China can manipulate Islamabad’s instability to heighten Indo-Pak border tension
By Mohan Das Menon | Published: 05th August 2017 10:00 PM |
India, Pakistan and China share numerous links, including merging borders, legal and illicit trade along those and differing degrees of exposure to the vagaries of British colonial rule. But, ideologically, the three have distinct political characteristics. While India is largely a people-driven democracy open to the world, Pakistan tends to be a democracy under the thumb of the military establishment that overshadows popular mandates, and thereby calls the shots in governance and formulation of national strategy. On another plane, China’s distinct political culture makes it a long-standing communistic state with perennially inward-looking Chinese characteristics. Historically, Beijing looks outward only for the certitude of profit. While the three countries do not constitute any Asian triumvirate, the impact of a sudden political transformation in one does often affect the other two distinctly if not materially or in similar proportion.
The recent developments in Pakistan also do so quite profoundly, impacting its intimate neighborhood. Commenting on the disqualification of Prime Minister Nawaz Sharif ‘for life’ by the Supreme Court, the New York Times has underlined that the country’s apex court had on earlier occasions ‘legalised each one of Pakistan’s three successive military coups in 1958, 1977 and 1999, under the doctrine of necessity’. While the existential evidence in the corruption case against Sharif in the so-called Panama Papers was reportedly weak and non-substantive, a parallel has been drawn with a near similar disqualification of another prime minister, Yousuf Raza Gilani in 2012 for contempt of court for disallowing a judicial order with a distinct political intonation.
It remains to be seen whether Sharif, a successful business magnet of Pakistan and a popular political figure with a fairly noticeable base amidst Pakistan’s emerging middle-class youth component, will go down into oblivion or re-emerge on the unpredictably slippery surfaces of democratic experimentation to convey a message to his detractors in times ahead.
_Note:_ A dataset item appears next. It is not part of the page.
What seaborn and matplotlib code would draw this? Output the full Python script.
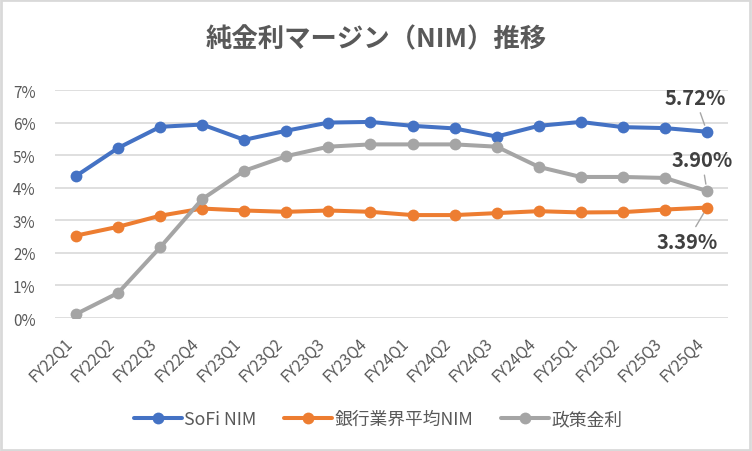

The attempt to designate and place Sharif’s younger brother Shehbaz Sharif as the political successor, once the latter enters the National Assembly, could be the first step in such a process. But the uncertainties latent in the fluid waters of Islamabad’s political arena—wherein military, judicial, political and human emotive currents coalesce—could throw up surprises. Apart from these overriding forces, Sharif has to confront the political opposition on ground spearheaded, among others, by Imran Khan, Bilawal Bhutto Zardari and the domineering radical voices of more fundamentalist denominations in the run-up to the elections polls next year.
With Pakistan’s ties with Washington no longer on a sturdy even keel, as they once were, the main beneficiary of such immanent political instability would invariably be Beijing—often referred to, with a tinge of humour in certain higher diplomatic planes of the United Nations, as Islamabad’s AVM or the ‘automated veto machine’. Beijing and Rawalpindi, the military nerve centre of Pakistan over past years, have been minutely synergising their national energies and strategies to target India within the United Nations over matters linked to the classification of international terrorists and a likely placement of Delhi in the Nuclear Supplies Group. If ever Pakistan’s cardinal interests get impinged in the global fora, including the UN, India has to contend more with China, a constituent of the Permanent Five in the UN Security Council, than the affected party itself. India’s decision to keep out of the Chinese landmark programming of OBOR has visibly unnerved Beijing, while Pakistan’s plan to allow itself to be strategically surrounded by a series of futuristic Chinese schemes has shocked a prudent constituency within itself.
In this backdrop, it is surprising that Beijing did not extend even a fig leaf of assistance to the former prime minister, who played a major role in the conception of the China Pakistan Economic Corridor (CPEC).While Sharif was being cornered through highly-motivated selective leaks of documents and the trial processes, the ruling circles in Beijing were aware of Pak military’s subterranean agencies being used for mobilisation of evidence from numerous world capitals. It is noteworthy that Beijing, after Sharif’s sudden ouster, has already announced that the $50 billion CPEC trade-corridor-pathway would have an uninterrupted run-up, marking an additional $4 billion provision over the initial cost estimate of $46 billion.
With Sino-Indian military stand-off along the Tri-junction area of Doklam showing no imminent sign of abating, a formally leaderless Islamabad could be exploited by interested quarters to heighten instability along the sensitive Indo-Pak border segments. Delhi has no other option but to reinforce its multi-dimensional border stolidity under such difficult circumstances.